Irgendwie hat meine Mama immer gespürt, dass du mein Hund warst – und bleiben solltest. Sie hat dich deswegen nie weniger geliebt, aber was man liebt, muss man auch loslassen können. Und so hieß die offizielle Begründung für den inoffiziellen Frauchenwechsel: „Ich hab sündhaft teure Krippenfiguren unterm Baum...“

 

Über unser Leben und unsere Abenteuer könnte ich Bücher füllen. Sie würden von einem zweiten Deppen und einem aufregenden Staatsexamen, von einem anstrengenden Referendariat und einer Doppelhochzeit mit Doppelscheidung erzählen – oder auch von einem Leben zwischen Rotstift und Schwesternhäubchen. Ein Buch, dicker als die Bibel und spannender als die Bildzeitung. Du warst immer da – wenn es mir gut ging und wenn das Leben über mir zusammenbrach. Außer heute ...

 

Es brauchte also zwei Deppen, bis ich deinen Pappi traf. Dass er – und nur er – die richtige Wahl war, merkte ich schon alleine daran, dass du freiwillig das zweite Kissen räumtest und dich nunmehr am Fußende genau in unserer Mitte zusammenrolltest. Das war dein Platz – im alten und im neuen Bett. Denn deinen Status als Ex-WG-Hund änderten wir im Jahre 2006, als wir unsere damalige gemeinsame Wohnung freiwillig für eine Freundin räumten und noch näher zu den Pferden zogen.
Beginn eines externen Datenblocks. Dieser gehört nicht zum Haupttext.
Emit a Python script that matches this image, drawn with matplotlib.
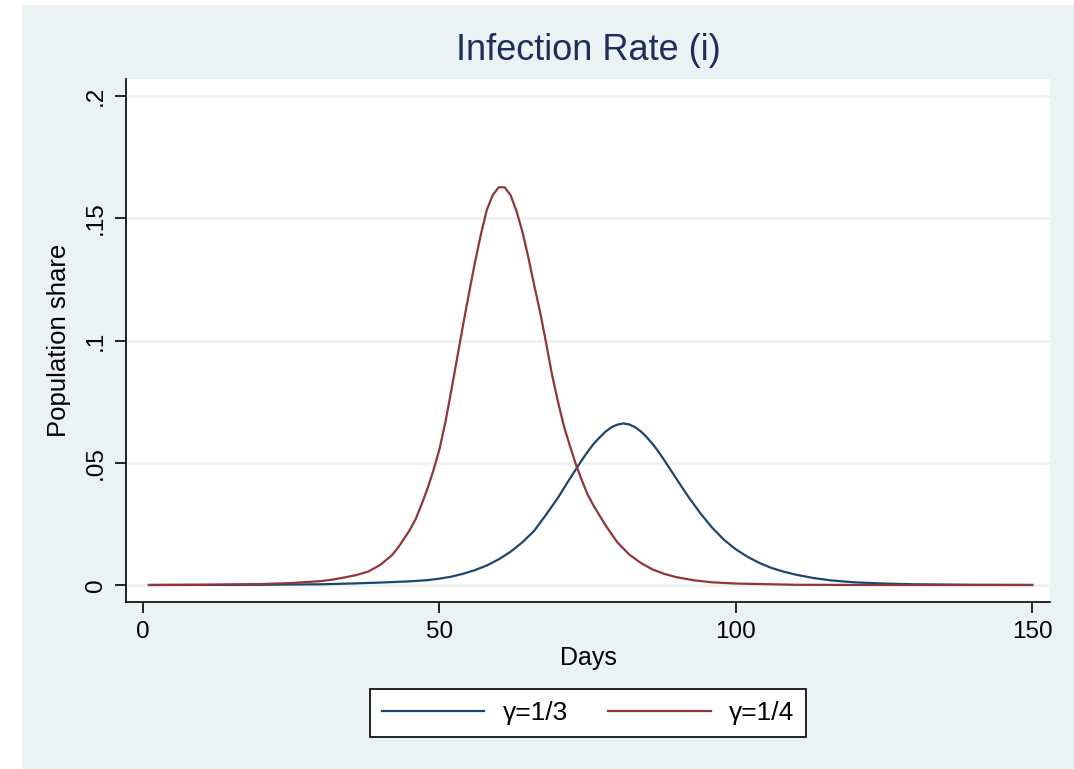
"""
Infection rate (i) for two recovery rates, Stata s2color look.
"""

import matplotlib
matplotlib.use("Agg")
import matplotlib.pyplot as plt
from matplotlib.patches import Rectangle

plt.rcParams['font.family'] = ['Liberation Sans', 'DejaVu Sans']

# values
days_g3 = [1, 20, 30, 35, 40, 45, 48, 50, 52, 54, 56, 58, 60, 62, 64, 66, 68, 70,
           72, 74, 75, 76, 77, 78, 79, 80, 81, 82, 83, 84, 85, 86, 87, 88, 89, 90,
           91, 92, 94, 96, 98, 100, 102, 104, 106, 108, 110, 113, 116, 120, 125,
           130, 140, 150]
share_g3 = [0.00001, 0.0001, 0.0003, 0.0006, 0.001, 0.0015, 0.002, 0.0026, 0.0034,
            0.0046, 0.0061, 0.0080, 0.0105, 0.0136, 0.0175, 0.0222, 0.0288, 0.0357,
            0.0435, 0.0510, 0.0545, 0.0577, 0.0603, 0.0627, 0.0645, 0.0656, 0.0661,
            0.0657, 0.0646, 0.0628, 0.0604, 0.0576, 0.0544, 0.0508, 0.0471, 0.0434,
            0.0397, 0.0361, 0.0294, 0.0235, 0.0185, 0.0146, 0.0115, 0.0090, 0.0070,
            0.0055, 0.0043, 0.0029, 0.0019, 0.0011, 0.0006, 0.0003, 0.00008, 0.00002]

days_g4 = [1, 10, 20, 25, 30, 32, 34, 36, 38, 40, 42, 43, 44, 45, 46, 47, 48, 49,
           50, 51, 52, 53, 54, 55, 56, 57, 58, 59, 60, 61, 62, 63, 64, 65, 66, 67,
           68, 69, 70, 71, 72, 73, 74, 75, 76, 77, 78, 80, 82, 84, 86, 88, 90, 93,
           96, 100, 110, 120, 135, 150]
share_g4 = [0.00002, 0.0001, 0.0004, 0.0008, 0.0016, 0.0022, 0.0031, 0.0041, 0.0055,
            0.0082, 0.0122, 0.0152, 0.0188, 0.0225, 0.027, 0.033, 0.0395, 0.047,
            0.0555, 0.0665, 0.0795, 0.093, 0.1065, 0.1195, 0.132, 0.1435, 0.1535,
            0.1595, 0.1627, 0.1627, 0.1595, 0.153, 0.1445, 0.134, 0.1225, 0.1115,
            0.099, 0.086, 0.075, 0.065, 0.057, 0.0495, 0.043, 0.037, 0.0325, 0.0285,
            0.0245, 0.0175, 0.0125, 0.009, 0.0063, 0.0045, 0.0032, 0.0019, 0.0011,
            0.0006, 0.0001, 0.00003, 0.00001, 0.0]

labels = ["γ=1/3", "γ=1/4"]
y_ticks = [0, 0.05, 0.1, 0.15, 0.2]
y_ticklabels = ["0", ".05", ".1", ".15", ".2"]
x_ticks = [0, 50, 100, 150]

BG = "#eaf2f3"
NAVY = "#1a476f"
MAROON = "#90353b"

fig = plt.figure(figsize=(10.74, 7.69), dpi=100, facecolor="white")
# light panel behind everything, leaves a thin white strip top/left
fig.add_artist(Rectangle((22 / 1074, 0), 1 - 22 / 1074, 1 - 5 / 769,
                         transform=fig.transFigure, facecolor=BG,
                         edgecolor="none", zorder=-10))

ax = fig.add_axes([126 / 1074, 1 - 602 / 769, 924 / 1074, 523 / 769])
ax.set_facecolor("white")

ax.plot(days_g3, share_g3, color=NAVY, lw=1.6, label=labels[0], zorder=3)
ax.plot(days_g4, share_g4, color=MAROON, lw=1.6, label=labels[1], zorder=3)

ax.set_xlim(-2.87, 153.0)
ax.set_ylim(-0.00695, 0.207)
ax.set_xticks(x_ticks)
ax.set_yticks(y_ticks)
ax.set_yticklabels(y_ticklabels, rotation=90, va="center")
ax.tick_params(labelsize=17.5, length=8, width=1.2, color="black", pad=6)

for t in y_ticks:
    ax.axhline(t, color=BG, lw=1.8, zorder=1)

for side in ["top", "right"]:
    ax.spines[side].set_visible(False)
for side in ["left", "bottom"]:
    ax.spines[side].set_color("black")
    ax.spines[side].set_linewidth(1.2)

ax.set_xlabel("Days", fontsize=18, labelpad=2)
ax.set_ylabel("Population share", fontsize=18.5, labelpad=10)
ax.set_title("Infection Rate (i)", fontsize=26, color="#1e2d5a", pad=14)

leg = fig.legend(loc="center", bbox_to_anchor=(588 / 1074, 1 - 713 / 769),
                 ncol=2, fontsize=19, frameon=True, fancybox=False,
                 handlelength=3.9, handletextpad=0.7, columnspacing=1.5,
                 borderpad=0.45, borderaxespad=0, framealpha=1)
leg.get_frame().set_edgecolor("black")
leg.get_frame().set_linewidth(1.2)
leg.get_frame().set_facecolor("white")

fig.savefig("out.png", dpi=100, facecolor=fig.get_facecolor())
Die alte Familie und uns trennten nur wenige Meter und auch dein Freund Ratz war trotzdem immer in deiner Nähe. Unsere 17 Kaninchen, Meerschwein Alf und Frau Meyer nahmen wir selbstverständlich mit.

Im Gegensatz zu ihr hattest du dich ganz schnell an dein neues Zuhause gewöhnt – und aufgepasst, dass die Kätzin nur die Hälfte des neuen Mobiliars zu Kernschrott verarbeitete. Der einzige, der zu unserem Glück fehlte, war mein Papa; er hat als erster auf die andere Seite gewechselt und verantwortungsbewusster als im Leben hier eure-unsere Plätze schon Mal freigehalten ...

 

Deine alte Familie wurde größer – nicht erst durch Pappis und meine amtliche Eheschließung im Herbst 2008 bzw. das Versprechen vor Gott im darauffolgenden Sommer. Pappis Eltern waren für dich die besten Tageseltern der Welt. Und als wir deiner Tagesmama den „Fesi-Man“ anschleppten, hattest du auch wieder einen Tagesbruder. War schon blöd, so ohne Ratzi ...

 

Männi und Mäusi ... Heute hat Felix sich in deinen Korb gelegt. Mitten auf den Lars. Viel Platz hatte der Gute nicht. Was du nicht wolltest, hat er alles gefressen. Und du wolltest immer häufiger nicht und schon gar nicht alles ... Aber du warst immer glücklich und zufrieden – fast bis zum Schluss!

 

Mit 14 Jahren hattest du deinen ersten größeren gesundheitlichen Durchhänger. Wie viele Hunde werden eigentlich wesentlich älter? Das war die Zeit, in der wir deine neue Tierärztin trafen. Ihr machtest du von vorneherein klar: „Ich lebe ewiglich!“ Mit ihrer Unterstützung und deinem riesigen Terrierherz verpuffte der Durchhänger stinkend im Wind. Du warst noch lange nicht bereit, dieses Leben hier zu verlassen. Wir hatten ja auch die 22.000 km noch nicht voll ...

 

Einen Teil der fehlenden Kilometer holten wir unter anderem im letzten Urlaub in Waldbrunn auf. Geplant war die Rentner-Runde „Round about the Katzenbuckel“. Entweder hast du das gemacht, oder Pappi und ich sind echte Vollpfosten im Kartenlesen. Aus den geplanten 5 km wurden 15 – und die bist du tapfer marschiert, im stolzen Alter von fast 16 Jahren.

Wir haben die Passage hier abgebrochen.